IBM (NYSE: IBM) – After a bearish year, is it a worthy buy?

[NYSE: IBM]: While the entire market has been weak for the past few months, there are stocks that have been bearish for an entire year. One of them is IBM. In the past 12 months, IBM has lost 26% of its value. In this period, International Business Machines Corporation (IBM) has broken two key support levels, the 200-day moving average at $136.82 and the 50-day moving average at $119.37.  This bearish trend raises the question, is IBM a worthy investment?

While chances are that an overall bearish trend in the market may affect IBM in the short-term, this company could be in a buy zone, from a long-term perspective.

One of the factors that make IBM a high potential buy is its growth strategy. IBM is heavily invested in high potential areas that stand to pay off big time, in the future. Some of the areas where IBM is investing heavily include AI, Quantum computing and blockchain. In blockchain, for instance, the company is making major strides in the banking industry with the IBM Blockchain World Wire, which is aimed at cutting transactional costs and times in cross-border payments.  This is a high growth market and could play a role in driving up IBM revenues for years to come.

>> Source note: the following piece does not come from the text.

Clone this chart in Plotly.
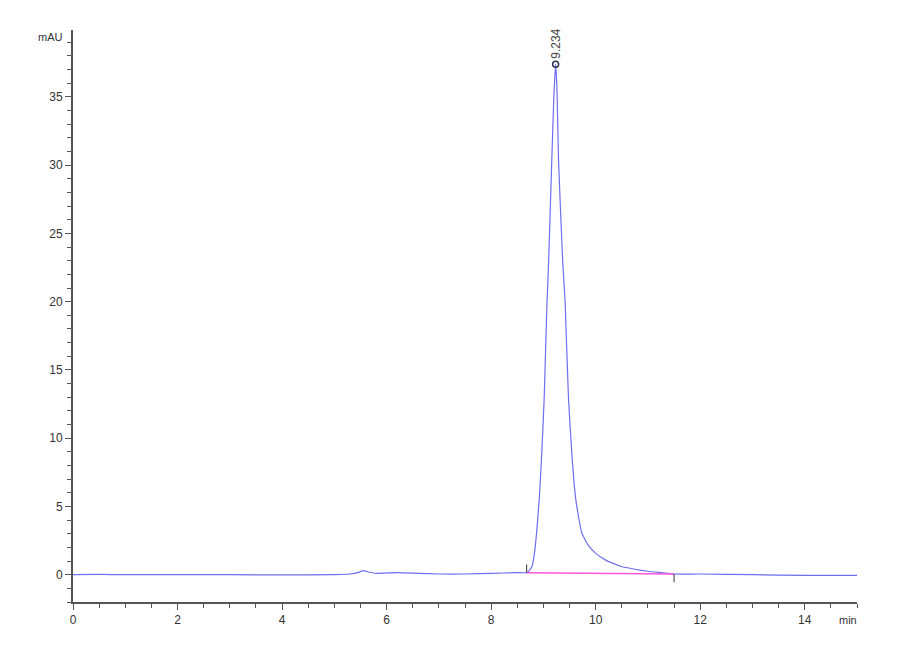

The same goes for its forays in AI. Forecasts put the AI implementation market at $105.8 billion by the year 2025. For IBM, this will be a key revenues driver. The company already has 97% of the global banking industry as its clients for computing services. This gives it an edge in the implementation of AI as a core value driver going into the future.  In essence, IBM makes for a good bet, based on its investments in these technologies.

The company is also in a good position to absorb shocks related to the increased interest rates by the Federal Reserve. That’s because, from its books, it is clear that the company is generating enough revenues to service its debts with ease.  As per its books, IBM has a current ratio of 1.31. This is a healthy ratio and makes IBM a safe bet in spite of rising interest rates. IBM also has a high levered free cash flow of 6.2 billion. This means that the company is not just fully cushioned from rising interest rates, but is also in a position to continue pumping money into high potential areas, to further drive growth.

Another interesting facet to IBM that gives it a high potential for growth is its ability to generate a high profit margin from its products. As per its books, the company has a profit margin of 7.12%. This is an indicator that the company has an edge in its core markets, which enables to charge a premium for its products, while at the same time maintaining its market share.

With all these fundamentals backing it, IBM makes for a high potential buy, in spite of a whole year in the red.  It’s low price give it a good risk-reward potential, as a long-term investment.